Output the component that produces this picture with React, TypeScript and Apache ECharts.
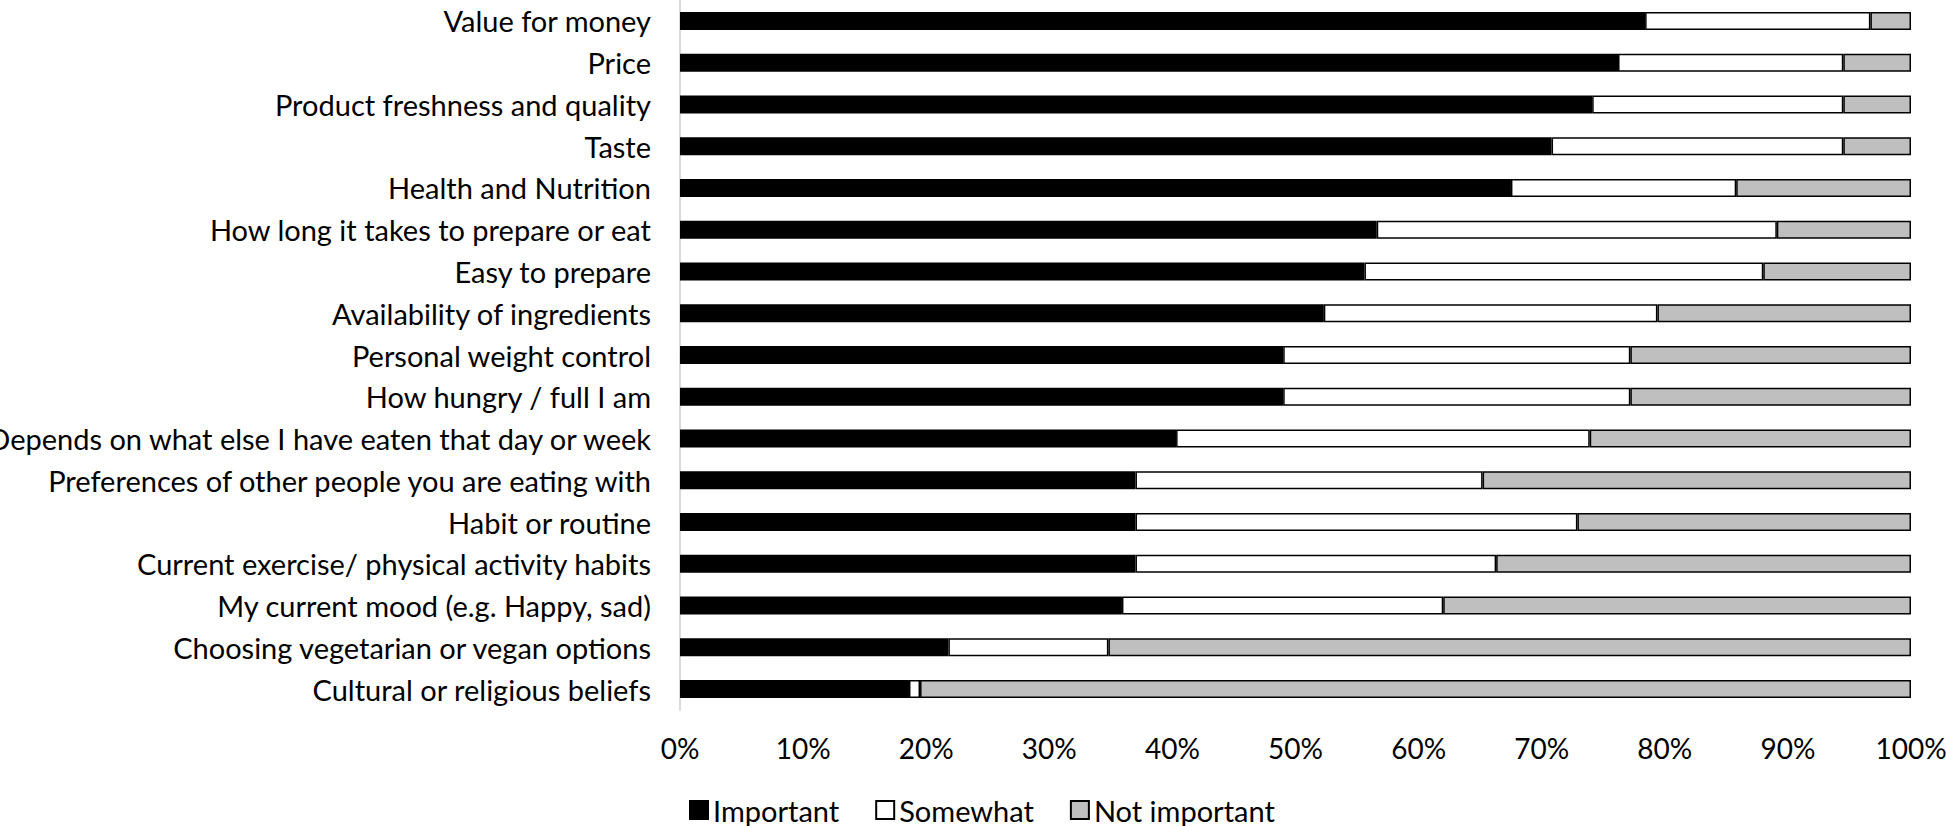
import React, { useEffect, useRef } from "react";
import * as echarts from "echarts";

const categories = [
  "Value for money",
  "Price",
  "Product freshness and quality",
  "Taste",
  "Health and Nutrition",
  "How long it takes to prepare or eat",
  "Easy to prepare",
  "Availability of ingredients",
  "Personal weight control",
  "How hungry / full I am",
  "Depends on what else I have eaten that day or week",
  "Preferences of other people you are eating with",
  "Habit or routine",
  "Current exercise/ physical activity habits",
  "My current mood (e.g. Happy, sad)",
  "Choosing vegetarian or vegan options",
  "Cultural or religious beliefs",
];

const important = [78.4, 76.2, 74.1, 70.8, 67.5, 56.6, 55.6, 52.3, 49.0, 49.0, 40.3, 37.0, 37.0, 37.0, 35.9, 21.8, 18.6];
const somewhat = [18.3, 18.3, 20.4, 23.7, 18.3, 32.5, 32.4, 27.1, 28.2, 28.2, 33.6, 28.2, 35.9, 29.3, 26.1, 13.0, 0.9];
const notImportant = [3.3, 5.5, 5.5, 5.5, 14.2, 10.9, 12.0, 20.6, 22.8, 22.8, 26.1, 34.8, 27.1, 33.7, 38.0, 65.2, 80.5];

const seriesNames = ["Important", "Somewhat", "Not important"];
const xTicks = { min: 0, max: 100, interval: 10 };

const FONT = "Lato";

export default function App() {
  const ref = useRef<HTMLDivElement>(null);
  useEffect(() => {
    if (!ref.current) return;
    const chart = echarts.init(ref.current, null, { renderer: "svg" });
    const mk = (name: string, data: number[], color: string) => ({
      name,
      type: "bar",
      stack: "total",
      data,
      barWidth: 18,
      itemStyle: { color, borderColor: "#000", borderWidth: 1.5 },
      emphasis: { disabled: true },
    });
    chart.setOption({
      animation: false,
      textStyle: { fontFamily: FONT },
      grid: {
        left: 680,
        right: 35,
        top: 0,
        bottom: 116,
        containLabel: false,
        outerBoundsMode: "none",
      },
      xAxis: {
        type: "value",
        min: xTicks.min,
        max: xTicks.max,
        interval: xTicks.interval,
        axisLine: { show: false },
        axisTick: { show: false },
        splitLine: { show: false },
        axisLabel: {
          formatter: "{value}%",
          fontSize: 28,
          color: "#000",
          fontFamily: FONT,
          margin: 24,
        },
      },
      yAxis: {
        type: "category",
        inverse: true,
        data: categories,
        axisLine: { show: true, lineStyle: { color: "#d9d9d9", width: 2 } },
        axisTick: { show: false },
        axisLabel: { fontSize: 29, color: "#000", fontFamily: FONT, margin: 29 },
      },
      legend: {
        left: 689,
        top: 795,
        itemWidth: 18,
        itemHeight: 18,
        itemGap: 36,
        icon: "rect",
        padding: 0,
        textStyle: { fontSize: 29, lineHeight: 30, color: "#000", fontFamily: FONT },
        data: seriesNames,
      },
      series: [
        mk(seriesNames[0], important, "#000000"),
        mk(seriesNames[1], somewhat, "#ffffff"),
        mk(seriesNames[2], notImportant, "#bfbfbf"),
      ],
    });
    return () => chart.dispose();
  }, []);
  return (
    <div
      ref={ref}
      style={{ position: "absolute", left: 0, top: 0, width: 1946, height: 826, background: "#fff" }}
    />
  );
}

Short problem:
Each line above that includes "React" should be shown.

Response to the task:
Output the component that produces this picture with React, TypeScript and Apache ECharts.
import React, { useEffect, useRef } from "react";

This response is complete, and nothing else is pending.